Una de las modelos de Victoria’s Secret se defendía ante las críticas que le hicieron por tener una pancita que le quedó por su embarazo, más pequeña que una inflamación de colon.
Entré al baño del gimnasio antes de comenzar mi rutina. Escuché a una chica que en el baño de al lado vomitaba. Pensé, de inmediato, que algo le había caído mal o que se sentía indispuesta. El ser humano siempre tiene fe en que las cosas pueden ser mejor de lo que parecen aunque se muestren diáfanas en su oscuridad. Luego recordé dónde estaba y entendí. Me sentí triste y con ira, primero por ser parte de esa basura que cree y después por ella, que lo creyó.
Salí del baño y no pude quitarme la imagen de la cabeza. Las arcadas martillantes y ella, en su licra y tenis deportivos, agachada, asistiendo a una cita impuesta para sentirse bien con ella misma. Fallida. Una tortura esclavizante y cíclica.
Algún día me iba a tocar. Como la guerra, de la que lees y escuchas y te dueles, pero no te clava el pecho. Ahora, me rompía por dentro.
Recordé que hace un par de días vi un post de Candice, una de las modelos de Victoria’s Secret, en el que se defendía ante las críticas que le hicieron por unas fotos de paparazzi que le tomaron en la playa una semana después de tener a su segundo hijo. La recriminaron por tener una pancita mínima que le quedó por su embarazo, más pequeña que una inflamación de colon regular.
Esta mujer sigue siendo un milagro de la naturaleza y el mundo se empecina en decirle que está mal porque espera una perfección imposible. Todas sabemos a lo que ella está expuesta porque todas lo estamos.
El mundo sigue girando porque creemos un discurso que nos enferma, ese mismo que nos dice qué hacer para sentirnos mejor. Nos engañan para vendernos una falsa solución. La industria vive de nuestros miedos, complejos y dolores internos. Una industria transparente no te ocultaría las arrugas sino que te hidrataría la piel, no excluiría tu talla sino que diseñaría a tu medida, no te vendería la felicidad sino un accesorio para tu sonrisa.
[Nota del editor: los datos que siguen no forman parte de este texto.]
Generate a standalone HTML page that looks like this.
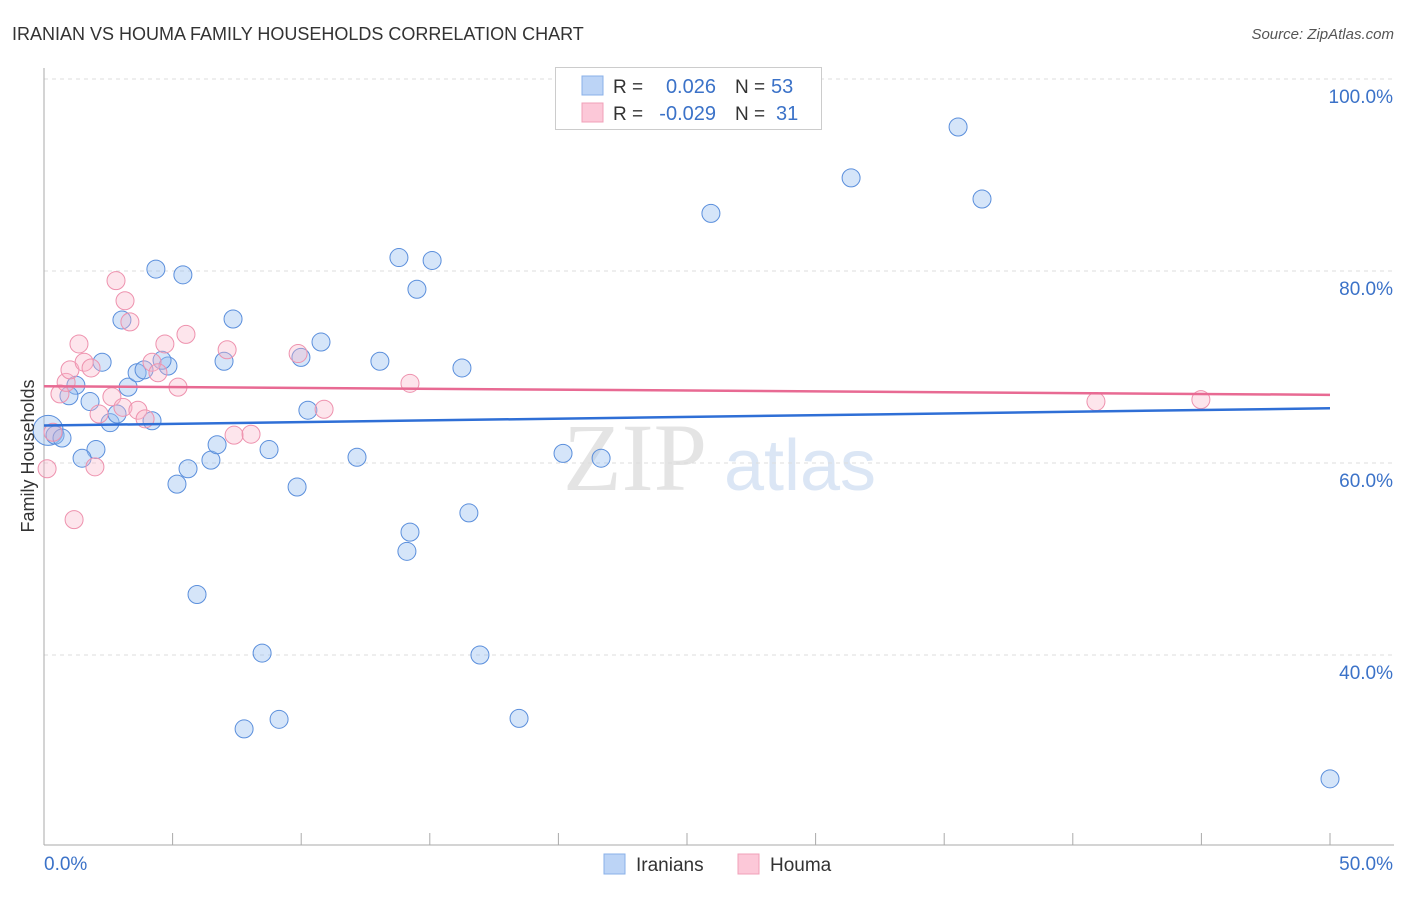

En una sociedad que se enriquece de tus dudas y miedos, tener amor propio es un acto de rebeldía. Creemos y consumimos discursos tan arbitrarios que perdemos toda noción de lo que para nosotros está bien. Olvidamos qué creemos bello, qué amamos de nuestro cuerpo y nuestras propias definiciones, para luego vestirnos de las mismas máscaras que están de moda y así pasar desapercibidos. Porque que nos libre Dios de dar de qué hablar.
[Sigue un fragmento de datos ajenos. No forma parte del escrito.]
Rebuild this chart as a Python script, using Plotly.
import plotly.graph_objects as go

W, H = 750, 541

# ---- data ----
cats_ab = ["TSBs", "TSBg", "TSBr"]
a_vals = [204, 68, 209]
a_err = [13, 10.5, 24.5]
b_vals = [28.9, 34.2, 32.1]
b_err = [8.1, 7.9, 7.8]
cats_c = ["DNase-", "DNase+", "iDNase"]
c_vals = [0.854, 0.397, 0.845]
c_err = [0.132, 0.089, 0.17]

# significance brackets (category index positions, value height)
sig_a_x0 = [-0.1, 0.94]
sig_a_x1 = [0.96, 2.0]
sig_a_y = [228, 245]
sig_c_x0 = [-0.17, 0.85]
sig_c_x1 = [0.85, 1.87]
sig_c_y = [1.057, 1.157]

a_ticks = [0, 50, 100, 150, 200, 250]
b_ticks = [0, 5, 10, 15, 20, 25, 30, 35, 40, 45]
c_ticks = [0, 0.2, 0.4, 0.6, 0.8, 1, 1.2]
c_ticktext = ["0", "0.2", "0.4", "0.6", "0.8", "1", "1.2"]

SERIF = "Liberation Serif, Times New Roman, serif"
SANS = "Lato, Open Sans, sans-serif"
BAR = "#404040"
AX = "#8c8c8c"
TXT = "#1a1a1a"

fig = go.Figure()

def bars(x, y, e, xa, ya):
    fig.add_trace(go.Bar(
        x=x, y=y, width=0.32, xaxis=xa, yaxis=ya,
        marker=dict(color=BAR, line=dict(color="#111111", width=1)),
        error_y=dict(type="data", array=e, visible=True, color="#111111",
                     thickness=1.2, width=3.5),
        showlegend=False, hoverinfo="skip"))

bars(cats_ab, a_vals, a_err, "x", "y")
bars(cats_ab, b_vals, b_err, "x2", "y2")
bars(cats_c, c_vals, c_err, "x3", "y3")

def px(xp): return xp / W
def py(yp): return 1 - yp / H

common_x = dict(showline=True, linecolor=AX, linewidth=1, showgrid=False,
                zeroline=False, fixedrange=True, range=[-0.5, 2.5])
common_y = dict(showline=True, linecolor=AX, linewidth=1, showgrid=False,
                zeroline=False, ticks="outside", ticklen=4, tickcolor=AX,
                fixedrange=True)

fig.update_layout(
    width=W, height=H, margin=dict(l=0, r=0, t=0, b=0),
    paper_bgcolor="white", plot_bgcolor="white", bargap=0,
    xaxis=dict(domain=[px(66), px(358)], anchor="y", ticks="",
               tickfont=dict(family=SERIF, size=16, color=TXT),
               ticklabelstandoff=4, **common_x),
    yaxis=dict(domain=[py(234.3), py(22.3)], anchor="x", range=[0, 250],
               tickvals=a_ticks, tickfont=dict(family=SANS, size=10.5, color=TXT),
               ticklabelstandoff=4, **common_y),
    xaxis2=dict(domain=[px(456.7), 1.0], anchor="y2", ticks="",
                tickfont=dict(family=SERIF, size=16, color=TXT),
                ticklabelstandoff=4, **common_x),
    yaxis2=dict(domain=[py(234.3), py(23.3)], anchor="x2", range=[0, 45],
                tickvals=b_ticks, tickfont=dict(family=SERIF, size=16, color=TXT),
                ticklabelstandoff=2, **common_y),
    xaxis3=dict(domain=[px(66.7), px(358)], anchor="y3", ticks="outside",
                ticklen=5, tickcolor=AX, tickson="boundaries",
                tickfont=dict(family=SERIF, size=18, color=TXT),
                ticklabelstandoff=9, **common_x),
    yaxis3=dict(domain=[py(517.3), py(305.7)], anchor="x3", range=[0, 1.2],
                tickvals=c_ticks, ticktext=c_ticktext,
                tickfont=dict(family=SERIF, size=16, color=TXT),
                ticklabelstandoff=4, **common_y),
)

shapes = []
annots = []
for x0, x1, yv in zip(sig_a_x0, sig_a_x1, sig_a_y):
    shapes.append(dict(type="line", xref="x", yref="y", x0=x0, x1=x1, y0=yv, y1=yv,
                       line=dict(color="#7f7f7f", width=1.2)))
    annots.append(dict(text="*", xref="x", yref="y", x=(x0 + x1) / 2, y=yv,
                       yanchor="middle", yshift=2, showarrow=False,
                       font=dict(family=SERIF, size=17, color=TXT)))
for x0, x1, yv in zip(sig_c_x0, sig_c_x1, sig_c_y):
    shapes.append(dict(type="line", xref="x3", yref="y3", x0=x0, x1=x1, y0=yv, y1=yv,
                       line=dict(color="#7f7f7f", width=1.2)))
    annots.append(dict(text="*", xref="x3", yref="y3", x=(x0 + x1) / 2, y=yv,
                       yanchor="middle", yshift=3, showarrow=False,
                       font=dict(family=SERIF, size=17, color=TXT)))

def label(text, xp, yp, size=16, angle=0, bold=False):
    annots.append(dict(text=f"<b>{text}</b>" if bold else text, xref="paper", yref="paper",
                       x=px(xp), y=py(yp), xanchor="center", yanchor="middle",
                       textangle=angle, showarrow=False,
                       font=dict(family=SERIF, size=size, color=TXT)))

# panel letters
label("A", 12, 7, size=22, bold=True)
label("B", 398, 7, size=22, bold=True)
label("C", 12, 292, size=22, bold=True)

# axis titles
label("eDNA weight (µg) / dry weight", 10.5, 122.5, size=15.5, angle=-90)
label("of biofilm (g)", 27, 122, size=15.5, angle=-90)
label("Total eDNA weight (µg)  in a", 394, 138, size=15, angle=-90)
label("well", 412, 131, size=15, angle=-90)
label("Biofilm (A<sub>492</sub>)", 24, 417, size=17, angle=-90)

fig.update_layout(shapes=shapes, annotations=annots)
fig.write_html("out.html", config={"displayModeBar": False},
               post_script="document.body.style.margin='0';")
Ya quisiera que en los paquetes no dijeran que son cruelty free o gluten free sino self doubt free, prejuicios free, manipulación free. Basura free. ¡Productos sostenibles y responsables! Con el mundo y con nosotros.
Nos visten, nos cortan, nos cosen, nos pintan, nos educan para obedecer. Fui testigo de cómo se hacía pedazos por encajar porque ella creyó de lo que en algún momento fui cómplice porque en el fondo, muy en el fondo, yo estaba ahí para recordárselo. Nos dejamos vestir, nos cortamos, nos cosemos, nos pintamos, les creemos. Lejos de ser la experiencia más aterradora, logró exorcizarme del deseo a ser.
Nota: Tal vez ella sí estaba enferma. Tal vez, ojalá.